State-owned power producer Eskom Holdings SOC Ltd. will be the “death knell” for South Africa’s mining industry unless the government enables mines to produce their own electricity, according to Exxaro Resources Ltd. Chief Executive Officer Mxolisi Mgojo, Bloomberg News reported. “The current state of Eskom is going to be the one thing that is going to be the death knell of this industry,” Mgojo said at a conference organized by Business Unity South Africa, the country’s largest business lobby group, on Tuesday. “Without fixing Eskom we don’t have a mining industry.
The chairman of Eskom Holdings SOC Ltd. resigned from his post after the South African power utility resumed rolling blackouts earlier than expected in 2020, Bloomberg News reported. Jabu Mabuza tendered his resignation on Friday and “apologized for Eskom’s inability” to meet a commitment it made to President Cyril Ramaphosa to avoid power cuts until Jan. 13, the presidency said in a statement. After implementing the most severe supply reductions to date in December, Eskom pledged at a Dec. 11 meeting to avoid further outages over South Africa’s traditional holiday season.
Rising debt burdens are forcing some of the world’s poorest countries to cut already meagre levels of public sending still further, campaigners have warned.

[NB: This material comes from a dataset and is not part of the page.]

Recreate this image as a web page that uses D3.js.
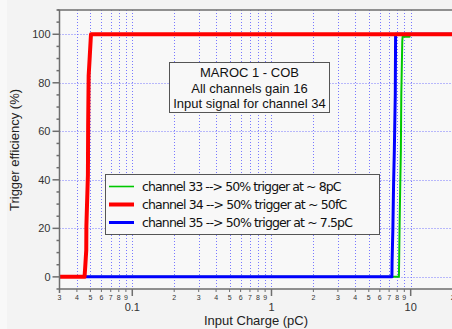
<!DOCTYPE html>
<html>
<head>
<meta charset="utf-8">
<script src="https://cdn.jsdelivr.net/npm/d3@7"></script>
<style>
	body { margin: 0; background: #f3f3f3; }
	svg { display: block; }
</style>
</head>
<body>
<div id="plot"></div>
<script>
// readings from the picture: [charge pC, efficiency %]
var ch33 = [[0.046,0],[8.23,0],[8.26,6],[8.32,20],[8.42,39],[8.50,52],[8.56,75],[8.70,97],[8.75,99],[9.82,99],[9.85,100],[30,100]];
var ch34 = [[0.03,0],[0.0454,0],[0.0459,4],[0.0467,11],[0.0468,21],[0.0480,42],[0.0481,52],[0.0482,63],[0.0486,83],[0.0495,91],[0.0505,100],[30,100]];
var ch35 = [[0.046,0],[7.33,0],[7.35,6],[7.45,20],[7.54,39],[7.63,52],[7.75,75],[7.79,100],[30,100]];

var yMajor = [0, 20, 40, 60, 80, 100];
var yMinor = [-5, 5, 10, 15, 25, 30, 35, 45, 50, 55, 65, 70, 75, 85, 90, 95, 105, 110];
var xMajor = [0.1, 1, 10];
var xMinor = [0.03,0.04,0.05,0.06,0.07,0.08,0.09,0.2,0.3,0.4,0.5,0.6,0.7,0.8,0.9,2,3,4,5,6,7,8,9,20];

var boxLines = ['MAROC 1 - COB', 'All channels gain 16', 'Input signal for channel 34'];
var legend = [
	{txt: 'channel 33 --> 50% trigger at ~ 8pC', col: '#00c800', w: 1.6},
	{txt: 'channel 34 --> 50% trigger at ~ 50fC', col: '#ff0000', w: 4},
	{txt: 'channel 35 --> 50% trigger at ~ 7.5pC', col: '#0000ff', w: 3}
];
var series = [
	{d: ch33, col: '#00c800', w: 2},
	{d: ch35, col: '#0000ff', w: 3},
	{d: ch34, col: '#ff0000', w: 4}
];

var W = 452, H = 329;
var mLeft = 59.5, mTop = 10, mBottom = 289;

var x = d3.scaleLog().domain([0.03, 30]).range([mLeft, mLeft + 3 * 139.2]);
var y = d3.scaleLinear().domain([-5, 110]).range([mBottom, mTop]);

var svg = d3.select('#plot').append('svg')
	.attr('width', W).attr('height', H)
	.style('font-family', 'Liberation Sans, Arial, sans-serif');

svg.append('rect').attr('width', W).attr('height', H).attr('fill', '#f3f3f3');
svg.append('rect').attr('width', 7).attr('height', H).attr('fill', '#f8f8f8');
svg.append('rect')
	.attr('x', mLeft).attr('y', mTop)
	.attr('width', W - mLeft).attr('height', mBottom - mTop)
	.attr('fill', '#f8f8f8');

svg.append('clipPath').attr('id', 'clip')
	.append('rect')
		.attr('x', mLeft).attr('y', mTop)
		.attr('width', W - mLeft).attr('height', mBottom - mTop);

// grid
var grid = svg.append('g')
	.attr('stroke', '#7878ff')
	.attr('stroke-width', 1)
	.attr('stroke-dasharray', '1,2');
grid.selectAll('.gx')
	.data(xMinor.concat(xMajor).filter(d => d > 0.03))
	.enter().append('line')
		.attr('x1', d => Math.round(x(d)) + 0.5).attr('x2', d => Math.round(x(d)) + 0.5)
		.attr('y1', mTop).attr('y2', mBottom);
grid.selectAll('.gy')
	.data(yMajor)
	.enter().append('line')
		.attr('x1', mLeft).attr('x2', W)
		.attr('y1', d => Math.round(y(d)) + 0.5).attr('y2', d => Math.round(y(d)) + 0.5);

// curves
var line = d3.line().x(d => x(d[0])).y(d => y(d[1]));
svg.append('g').attr('clip-path', 'url(#clip)')
	.selectAll('path')
	.data(series)
	.enter().append('path')
		.attr('d', d => line(d.d))
		.attr('fill', 'none')
		.attr('stroke', d => d.col)
		.attr('stroke-width', d => d.w)
		.attr('stroke-linejoin', 'round');

// axes frame
var axCol = '#6e6e6e';
svg.append('line')
	.attr('x1', mLeft).attr('x2', mLeft).attr('y1', mTop).attr('y2', mBottom + 4)
	.attr('stroke', axCol).attr('stroke-width', 1.5);
svg.append('line')
	.attr('x1', mLeft - 2).attr('x2', W).attr('y1', mTop).attr('y2', mTop)
	.attr('stroke', axCol).attr('stroke-width', 1.5);
svg.append('line')
	.attr('x1', mLeft).attr('x2', W).attr('y1', mBottom).attr('y2', mBottom)
	.attr('stroke', axCol).attr('stroke-width', 1.5);

// y ticks
var yAxis = svg.append('g');
yAxis.selectAll('.mj')
	.data(yMajor)
	.enter().append('line')
		.attr('x1', mLeft - 7).attr('x2', mLeft)
		.attr('y1', d => y(d)).attr('y2', d => y(d))
		.attr('stroke', axCol).attr('stroke-width', 1.5);
yAxis.selectAll('.mn')
	.data(yMinor)
	.enter().append('line')
		.attr('x1', mLeft - 3).attr('x2', mLeft)
		.attr('y1', d => y(d)).attr('y2', d => y(d))
		.attr('stroke', axCol).attr('stroke-width', 1.5);
yAxis.selectAll('text')
	.data(yMajor)
	.enter().append('text')
		.attr('x', mLeft - 9).attr('y', d => y(d) + 4)
		.attr('text-anchor', 'end')
		.attr('font-size', 11)
		.attr('fill', '#333')
		.text(d => d);

// x ticks
function digit(d) {
	return Math.round(d / Math.pow(10, Math.floor(Math.log10(d) + 1e-9)));
}
var xAxis = svg.append('g');
xAxis.selectAll('.mn')
	.data(xMinor)
	.enter().append('line')
		.attr('x1', d => x(d)).attr('x2', d => x(d))
		.attr('y1', mBottom).attr('y2', mBottom + 3)
		.attr('stroke', axCol).attr('stroke-width', 1);
xAxis.selectAll('.mj')
	.data(xMajor)
	.enter().append('line')
		.attr('x1', d => x(d)).attr('x2', d => x(d))
		.attr('y1', mBottom).attr('y2', mBottom + 7)
		.attr('stroke', axCol).attr('stroke-width', 1.5);
xAxis.selectAll('.lmn')
	.data(xMinor)
	.enter().append('text')
		.attr('x', d => x(d)).attr('y', mBottom + 10.5)
		.attr('text-anchor', 'middle')
		.attr('font-size', 7)
		.attr('fill', '#333')
		.text(d => digit(d));
xAxis.selectAll('.lmj')
	.data(xMajor)
	.enter().append('text')
		.attr('x', d => x(d)).attr('y', mBottom + 22)
		.attr('text-anchor', 'middle')
		.attr('font-size', 11)
		.attr('fill', '#333')
		.text(d => d);

// axis titles
svg.append('text')
	.attr('x', 256).attr('y', 324.5)
	.attr('text-anchor', 'middle')
	.attr('font-size', 13)
	.attr('fill', '#222')
	.text('Input Charge (pC)');
svg.append('text')
	.attr('transform', 'translate(19,150) rotate(-90)')
	.attr('text-anchor', 'middle')
	.attr('font-size', 13)
	.attr('fill', '#222')
	.text('Trigger efficiency (%)');

// info box
svg.append('rect')
	.attr('x', 169.5).attr('y', 62.5).attr('width', 160).attr('height', 50)
	.attr('fill', '#f8f8f8').attr('stroke', '#555').attr('stroke-width', 1);
svg.append('g').selectAll('text')
	.data(boxLines)
	.enter().append('text')
		.attr('x', 249.5).attr('y', (d, i) => 77 + i * 15.5)
		.attr('text-anchor', 'middle')
		.attr('font-size', 13)
		.attr('fill', '#111')
		.text(d => d);

// legend
var lg = svg.append('g');
lg.append('rect')
	.attr('x', 105.5).attr('y', 174.5).attr('width', 274).attr('height', 60)
	.attr('fill', '#f8f8f8').attr('stroke', '#555').attr('stroke-width', 1);
var row = lg.selectAll('.row')
	.data(legend)
	.enter().append('g')
		.attr('transform', (d, i) => `translate(0,${186.5 + i * 18})`);
row.append('line')
	.attr('x1', 109).attr('x2', 134)
	.attr('stroke', d => d.col)
	.attr('stroke-width', d => d.w);
row.append('text')
	.attr('x', 142).attr('y', 4.5)
	.attr('font-size', 12.5)
	.attr('font-family', 'DejaVu Sans, sans-serif')
	.attr('textLength', d => d.txt.length * 5.7)
	.attr('fill', '#111')
	.text(d => d.txt);
</script>
</body>
</html>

All but one of a group of 15 low-income countries where debt servicing costs consume 18 per cent or more of government revenues have cut non-debt related public spending since 2015, according to the Jubilee Debt Campaign, the Financial Times reported.
Russia’s VTB Capital has sued Mozambique to recover its share of defaulted debts at the heart of the impoverished African nation’s $2bn “tuna bond” scandal, the Financial Times reported. State-owned VTB is demanding repayment of a $535m loan, according to a lawsuit that it filed against the Mozambican government in London. In 2013 and 2014 Mozambique borrowed $1.4bn from VTB and Credit Suisse tied to maritime security projects, alongside a $850m bond it sold to investors for the financing of a tuna-fishing fleet.